### Task data
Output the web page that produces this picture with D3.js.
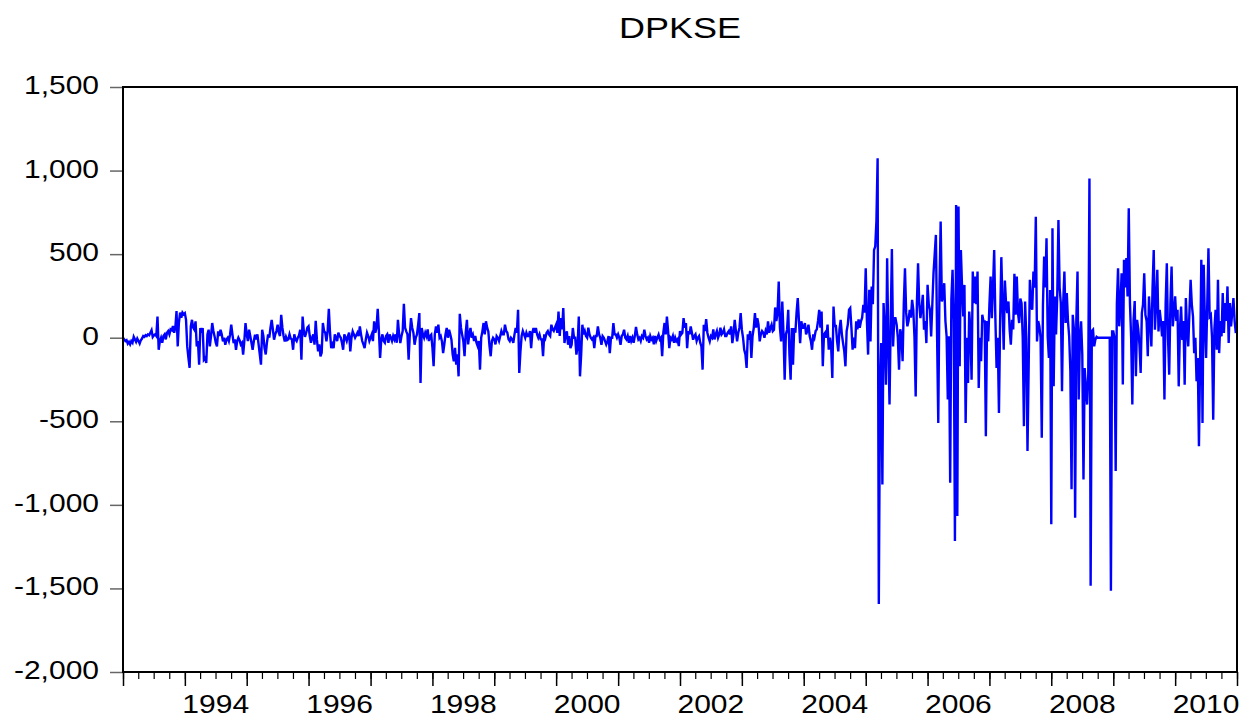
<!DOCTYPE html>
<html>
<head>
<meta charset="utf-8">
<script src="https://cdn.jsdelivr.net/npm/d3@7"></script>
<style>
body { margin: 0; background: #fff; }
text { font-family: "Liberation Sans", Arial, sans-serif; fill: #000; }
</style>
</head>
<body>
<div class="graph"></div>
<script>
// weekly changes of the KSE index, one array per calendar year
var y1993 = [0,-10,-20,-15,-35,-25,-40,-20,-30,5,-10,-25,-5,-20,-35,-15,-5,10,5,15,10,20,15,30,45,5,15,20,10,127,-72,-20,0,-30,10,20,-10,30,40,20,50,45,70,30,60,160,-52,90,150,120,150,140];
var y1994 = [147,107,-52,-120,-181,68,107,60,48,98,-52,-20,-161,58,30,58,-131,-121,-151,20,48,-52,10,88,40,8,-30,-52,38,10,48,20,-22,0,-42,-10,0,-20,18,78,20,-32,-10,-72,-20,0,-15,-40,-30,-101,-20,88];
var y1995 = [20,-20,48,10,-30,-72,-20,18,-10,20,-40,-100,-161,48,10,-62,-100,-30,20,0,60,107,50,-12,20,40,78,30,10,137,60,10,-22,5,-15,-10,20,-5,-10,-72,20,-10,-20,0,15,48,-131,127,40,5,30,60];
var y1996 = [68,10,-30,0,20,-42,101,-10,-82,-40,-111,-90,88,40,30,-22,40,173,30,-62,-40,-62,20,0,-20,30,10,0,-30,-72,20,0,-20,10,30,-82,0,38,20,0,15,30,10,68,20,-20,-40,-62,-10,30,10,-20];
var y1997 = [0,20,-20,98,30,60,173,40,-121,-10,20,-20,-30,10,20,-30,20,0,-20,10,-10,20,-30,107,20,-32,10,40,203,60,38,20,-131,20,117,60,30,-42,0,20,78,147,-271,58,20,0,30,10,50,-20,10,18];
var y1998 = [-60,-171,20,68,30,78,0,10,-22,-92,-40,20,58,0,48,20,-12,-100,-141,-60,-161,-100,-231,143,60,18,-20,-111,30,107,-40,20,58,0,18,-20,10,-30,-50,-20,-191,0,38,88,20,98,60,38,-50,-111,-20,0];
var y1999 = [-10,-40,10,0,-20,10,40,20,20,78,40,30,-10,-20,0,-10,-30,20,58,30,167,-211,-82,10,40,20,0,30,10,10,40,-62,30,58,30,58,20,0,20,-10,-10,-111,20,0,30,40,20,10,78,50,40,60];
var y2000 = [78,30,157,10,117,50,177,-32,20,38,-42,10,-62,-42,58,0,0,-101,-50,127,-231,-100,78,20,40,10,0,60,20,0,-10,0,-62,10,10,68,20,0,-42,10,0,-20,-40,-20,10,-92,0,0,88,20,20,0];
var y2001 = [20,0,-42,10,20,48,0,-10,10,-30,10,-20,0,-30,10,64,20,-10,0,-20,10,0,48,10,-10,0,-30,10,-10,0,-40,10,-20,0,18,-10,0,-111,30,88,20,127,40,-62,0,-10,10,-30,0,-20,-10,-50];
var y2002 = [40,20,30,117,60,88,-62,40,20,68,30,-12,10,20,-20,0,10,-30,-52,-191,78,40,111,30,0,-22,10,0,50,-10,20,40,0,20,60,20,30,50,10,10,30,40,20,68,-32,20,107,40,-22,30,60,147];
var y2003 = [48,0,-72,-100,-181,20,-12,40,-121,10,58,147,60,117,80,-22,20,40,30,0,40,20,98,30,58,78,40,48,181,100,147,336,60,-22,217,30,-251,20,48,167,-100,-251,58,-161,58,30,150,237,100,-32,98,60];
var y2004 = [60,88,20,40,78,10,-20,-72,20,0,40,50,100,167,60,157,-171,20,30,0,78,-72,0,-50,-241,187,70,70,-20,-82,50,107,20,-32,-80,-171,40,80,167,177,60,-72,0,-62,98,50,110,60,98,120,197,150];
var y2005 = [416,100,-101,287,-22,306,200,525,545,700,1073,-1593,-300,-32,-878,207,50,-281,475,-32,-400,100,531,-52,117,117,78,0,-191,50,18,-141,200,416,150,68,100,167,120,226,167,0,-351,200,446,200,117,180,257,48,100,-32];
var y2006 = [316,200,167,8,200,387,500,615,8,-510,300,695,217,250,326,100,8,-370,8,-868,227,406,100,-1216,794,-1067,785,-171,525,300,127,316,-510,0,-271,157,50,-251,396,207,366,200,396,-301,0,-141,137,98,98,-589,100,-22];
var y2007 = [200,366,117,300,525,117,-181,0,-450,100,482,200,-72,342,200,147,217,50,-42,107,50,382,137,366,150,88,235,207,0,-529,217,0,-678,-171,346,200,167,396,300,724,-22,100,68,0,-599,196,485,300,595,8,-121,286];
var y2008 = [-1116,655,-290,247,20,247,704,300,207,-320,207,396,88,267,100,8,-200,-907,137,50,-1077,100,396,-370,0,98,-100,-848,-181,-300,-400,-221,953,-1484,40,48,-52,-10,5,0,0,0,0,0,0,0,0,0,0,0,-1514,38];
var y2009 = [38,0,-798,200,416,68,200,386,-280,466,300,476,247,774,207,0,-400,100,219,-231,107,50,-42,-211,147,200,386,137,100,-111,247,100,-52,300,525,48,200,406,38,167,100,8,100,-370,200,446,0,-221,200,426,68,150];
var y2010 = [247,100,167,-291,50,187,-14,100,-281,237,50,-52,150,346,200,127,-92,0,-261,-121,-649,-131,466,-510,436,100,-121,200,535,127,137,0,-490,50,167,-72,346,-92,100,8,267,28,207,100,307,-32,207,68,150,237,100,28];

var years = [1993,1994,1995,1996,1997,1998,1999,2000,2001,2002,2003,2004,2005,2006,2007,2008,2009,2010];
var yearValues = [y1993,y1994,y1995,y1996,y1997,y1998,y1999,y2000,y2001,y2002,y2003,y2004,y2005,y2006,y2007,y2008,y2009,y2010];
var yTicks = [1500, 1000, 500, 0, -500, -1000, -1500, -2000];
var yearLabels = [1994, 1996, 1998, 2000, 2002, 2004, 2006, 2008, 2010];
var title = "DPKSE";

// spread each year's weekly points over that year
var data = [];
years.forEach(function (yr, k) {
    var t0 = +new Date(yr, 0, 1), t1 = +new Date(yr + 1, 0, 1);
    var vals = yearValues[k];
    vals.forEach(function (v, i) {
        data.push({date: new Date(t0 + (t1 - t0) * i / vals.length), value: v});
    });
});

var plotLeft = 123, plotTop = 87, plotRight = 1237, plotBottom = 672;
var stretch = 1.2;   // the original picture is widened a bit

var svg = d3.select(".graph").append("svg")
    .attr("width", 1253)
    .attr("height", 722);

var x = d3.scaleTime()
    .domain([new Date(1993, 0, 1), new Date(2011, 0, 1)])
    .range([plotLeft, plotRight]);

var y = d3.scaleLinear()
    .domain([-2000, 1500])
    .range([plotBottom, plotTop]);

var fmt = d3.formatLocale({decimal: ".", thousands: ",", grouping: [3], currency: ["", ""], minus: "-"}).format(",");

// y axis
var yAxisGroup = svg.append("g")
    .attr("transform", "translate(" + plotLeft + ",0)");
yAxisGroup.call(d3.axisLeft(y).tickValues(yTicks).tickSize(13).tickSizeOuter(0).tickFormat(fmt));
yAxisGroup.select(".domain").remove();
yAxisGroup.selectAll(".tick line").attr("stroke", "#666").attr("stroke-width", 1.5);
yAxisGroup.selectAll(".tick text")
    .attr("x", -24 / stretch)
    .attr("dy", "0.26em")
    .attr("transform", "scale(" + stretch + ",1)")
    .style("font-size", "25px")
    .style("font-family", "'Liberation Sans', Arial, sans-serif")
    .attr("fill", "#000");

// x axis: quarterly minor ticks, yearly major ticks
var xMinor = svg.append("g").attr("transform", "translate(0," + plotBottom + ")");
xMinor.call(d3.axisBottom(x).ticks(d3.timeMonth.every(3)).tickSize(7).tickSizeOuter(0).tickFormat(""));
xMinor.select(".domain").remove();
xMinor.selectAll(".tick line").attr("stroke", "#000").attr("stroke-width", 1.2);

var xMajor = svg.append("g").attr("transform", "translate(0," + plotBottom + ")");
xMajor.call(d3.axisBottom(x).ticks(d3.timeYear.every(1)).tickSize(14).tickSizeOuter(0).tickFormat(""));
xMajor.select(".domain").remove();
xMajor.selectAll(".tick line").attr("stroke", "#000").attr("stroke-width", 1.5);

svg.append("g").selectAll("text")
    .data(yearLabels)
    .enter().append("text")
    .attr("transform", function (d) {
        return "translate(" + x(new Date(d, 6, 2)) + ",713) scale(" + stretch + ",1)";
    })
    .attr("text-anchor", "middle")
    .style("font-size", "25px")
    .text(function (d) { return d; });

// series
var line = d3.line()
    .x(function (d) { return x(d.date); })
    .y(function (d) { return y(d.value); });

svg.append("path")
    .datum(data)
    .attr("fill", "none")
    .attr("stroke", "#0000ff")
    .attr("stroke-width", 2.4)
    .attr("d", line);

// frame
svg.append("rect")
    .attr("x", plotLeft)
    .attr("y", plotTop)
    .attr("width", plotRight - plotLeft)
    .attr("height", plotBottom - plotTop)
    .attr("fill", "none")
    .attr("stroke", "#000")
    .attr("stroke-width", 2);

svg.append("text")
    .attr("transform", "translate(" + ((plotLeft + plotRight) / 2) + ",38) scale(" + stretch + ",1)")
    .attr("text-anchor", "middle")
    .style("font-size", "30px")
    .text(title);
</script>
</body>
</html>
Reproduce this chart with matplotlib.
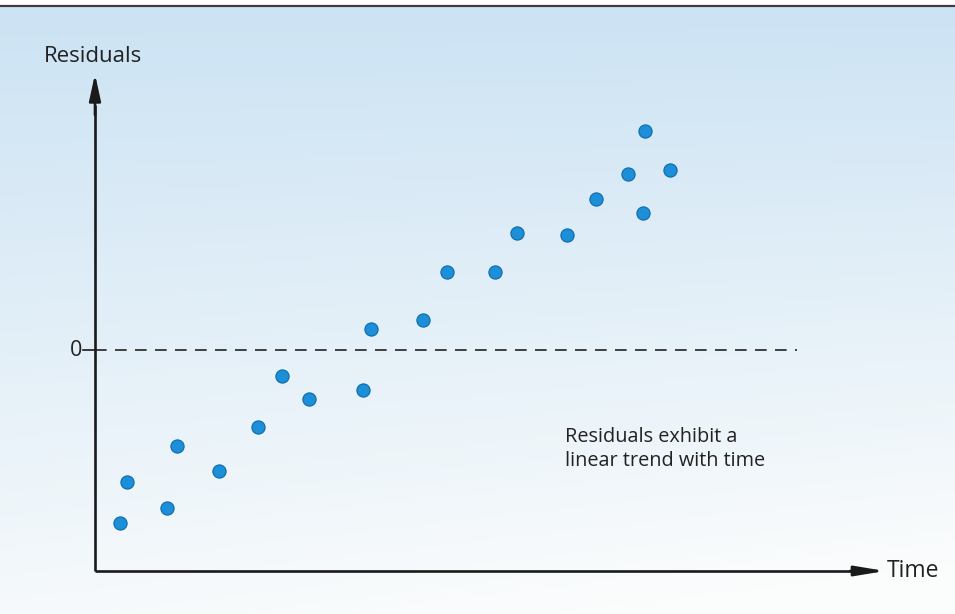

### Stated task
Scan the data above; copy every line where "with" appears.

### The solution
Output the web page that produces this picture with D3.js.
Reproduce this chart with matplotlib.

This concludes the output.